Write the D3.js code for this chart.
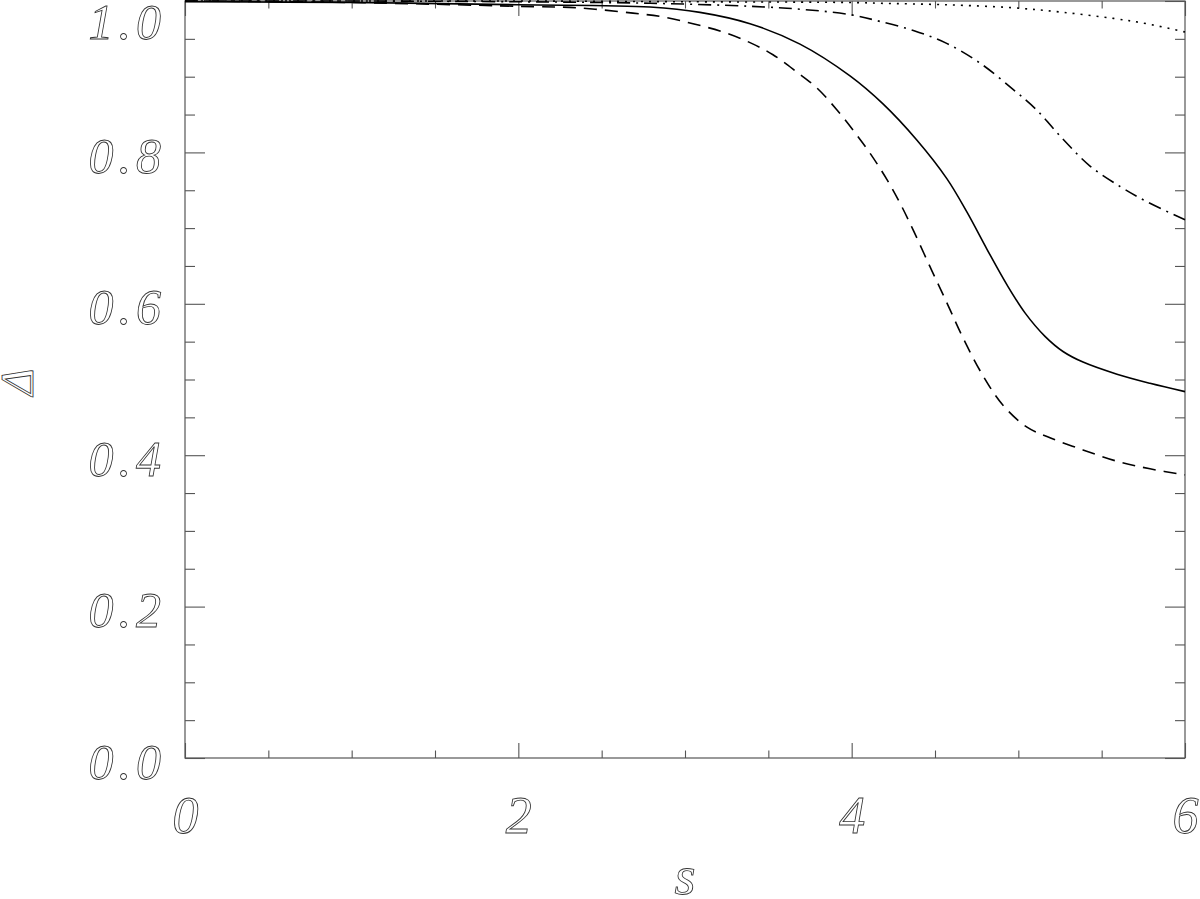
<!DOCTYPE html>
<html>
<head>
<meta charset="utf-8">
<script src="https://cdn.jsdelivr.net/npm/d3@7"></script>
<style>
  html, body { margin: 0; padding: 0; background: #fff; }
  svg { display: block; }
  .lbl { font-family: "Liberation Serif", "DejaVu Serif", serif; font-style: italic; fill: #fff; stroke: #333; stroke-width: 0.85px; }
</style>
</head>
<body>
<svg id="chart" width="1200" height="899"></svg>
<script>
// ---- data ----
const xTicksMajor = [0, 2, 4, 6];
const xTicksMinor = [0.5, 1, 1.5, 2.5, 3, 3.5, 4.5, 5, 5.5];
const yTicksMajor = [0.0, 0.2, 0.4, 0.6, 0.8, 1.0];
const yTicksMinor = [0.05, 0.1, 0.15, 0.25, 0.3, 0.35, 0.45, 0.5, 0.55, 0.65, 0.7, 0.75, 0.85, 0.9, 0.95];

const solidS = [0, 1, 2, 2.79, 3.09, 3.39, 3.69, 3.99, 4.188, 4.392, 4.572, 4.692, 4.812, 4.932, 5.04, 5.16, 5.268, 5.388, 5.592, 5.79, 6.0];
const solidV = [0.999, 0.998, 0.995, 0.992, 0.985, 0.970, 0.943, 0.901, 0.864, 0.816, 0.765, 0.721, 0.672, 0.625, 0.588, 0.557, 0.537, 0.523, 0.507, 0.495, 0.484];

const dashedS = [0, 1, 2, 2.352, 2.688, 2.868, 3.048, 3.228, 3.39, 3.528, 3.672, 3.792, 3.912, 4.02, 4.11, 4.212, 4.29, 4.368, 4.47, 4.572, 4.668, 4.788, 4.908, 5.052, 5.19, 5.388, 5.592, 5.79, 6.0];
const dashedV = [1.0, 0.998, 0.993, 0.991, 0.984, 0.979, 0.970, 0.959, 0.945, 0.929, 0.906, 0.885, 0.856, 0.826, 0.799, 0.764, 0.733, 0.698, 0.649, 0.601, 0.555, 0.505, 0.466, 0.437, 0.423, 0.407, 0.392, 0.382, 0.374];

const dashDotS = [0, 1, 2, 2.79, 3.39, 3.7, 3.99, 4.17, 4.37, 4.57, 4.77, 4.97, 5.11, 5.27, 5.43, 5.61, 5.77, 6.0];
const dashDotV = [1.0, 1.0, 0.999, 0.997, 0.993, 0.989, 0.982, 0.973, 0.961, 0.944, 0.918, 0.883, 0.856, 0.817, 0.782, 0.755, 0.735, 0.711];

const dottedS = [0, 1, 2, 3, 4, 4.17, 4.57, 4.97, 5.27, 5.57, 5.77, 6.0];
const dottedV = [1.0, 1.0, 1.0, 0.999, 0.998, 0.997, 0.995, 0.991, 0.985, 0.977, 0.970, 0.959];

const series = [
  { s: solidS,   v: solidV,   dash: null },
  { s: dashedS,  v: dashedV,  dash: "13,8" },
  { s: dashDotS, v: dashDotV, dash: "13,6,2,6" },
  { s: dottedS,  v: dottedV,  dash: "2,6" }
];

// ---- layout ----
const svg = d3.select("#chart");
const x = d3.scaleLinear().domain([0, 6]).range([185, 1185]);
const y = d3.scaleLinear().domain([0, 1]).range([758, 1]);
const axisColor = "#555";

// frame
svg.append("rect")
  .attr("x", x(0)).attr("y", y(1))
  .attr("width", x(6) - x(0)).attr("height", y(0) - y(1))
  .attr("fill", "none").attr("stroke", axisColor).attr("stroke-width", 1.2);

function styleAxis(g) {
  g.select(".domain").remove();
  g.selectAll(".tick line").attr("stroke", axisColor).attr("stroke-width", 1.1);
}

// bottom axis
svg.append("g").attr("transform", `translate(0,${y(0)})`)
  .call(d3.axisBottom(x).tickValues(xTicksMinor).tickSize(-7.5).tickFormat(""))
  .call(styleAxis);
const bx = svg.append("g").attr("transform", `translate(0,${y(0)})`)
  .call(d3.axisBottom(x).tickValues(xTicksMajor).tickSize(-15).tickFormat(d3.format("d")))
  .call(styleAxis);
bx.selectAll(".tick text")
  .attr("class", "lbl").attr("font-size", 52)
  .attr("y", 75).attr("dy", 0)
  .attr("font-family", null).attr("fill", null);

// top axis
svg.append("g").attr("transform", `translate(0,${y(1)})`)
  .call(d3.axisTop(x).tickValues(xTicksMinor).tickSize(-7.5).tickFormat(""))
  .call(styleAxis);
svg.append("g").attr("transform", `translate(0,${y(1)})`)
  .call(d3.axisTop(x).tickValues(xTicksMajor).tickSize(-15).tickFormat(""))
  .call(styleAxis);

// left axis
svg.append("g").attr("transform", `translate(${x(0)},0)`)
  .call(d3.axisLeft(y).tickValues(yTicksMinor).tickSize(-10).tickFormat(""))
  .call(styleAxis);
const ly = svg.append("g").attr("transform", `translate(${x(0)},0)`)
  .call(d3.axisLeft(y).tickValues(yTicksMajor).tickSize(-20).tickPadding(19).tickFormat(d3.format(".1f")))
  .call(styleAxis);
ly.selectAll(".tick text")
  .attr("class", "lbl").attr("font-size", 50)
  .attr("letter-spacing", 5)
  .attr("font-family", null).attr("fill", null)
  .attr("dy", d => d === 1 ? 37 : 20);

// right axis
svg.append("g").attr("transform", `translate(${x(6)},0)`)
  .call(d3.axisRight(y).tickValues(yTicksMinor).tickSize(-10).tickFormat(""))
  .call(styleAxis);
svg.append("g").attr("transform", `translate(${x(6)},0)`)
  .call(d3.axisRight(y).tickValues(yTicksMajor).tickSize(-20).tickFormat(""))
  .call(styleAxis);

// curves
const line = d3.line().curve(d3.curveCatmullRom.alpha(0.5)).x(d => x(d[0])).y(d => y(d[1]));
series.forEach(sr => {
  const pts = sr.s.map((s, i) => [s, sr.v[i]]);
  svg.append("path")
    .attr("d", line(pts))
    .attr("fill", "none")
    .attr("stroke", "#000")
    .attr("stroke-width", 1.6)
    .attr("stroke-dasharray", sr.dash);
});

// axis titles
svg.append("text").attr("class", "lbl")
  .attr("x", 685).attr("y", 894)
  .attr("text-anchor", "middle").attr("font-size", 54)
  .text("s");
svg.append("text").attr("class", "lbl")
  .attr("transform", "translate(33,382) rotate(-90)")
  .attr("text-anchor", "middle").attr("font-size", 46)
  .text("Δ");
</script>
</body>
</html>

+-------+

## Task objective
Find every line of the data that holds the string "chart", then say how many there are and nothing else.

## Task response
3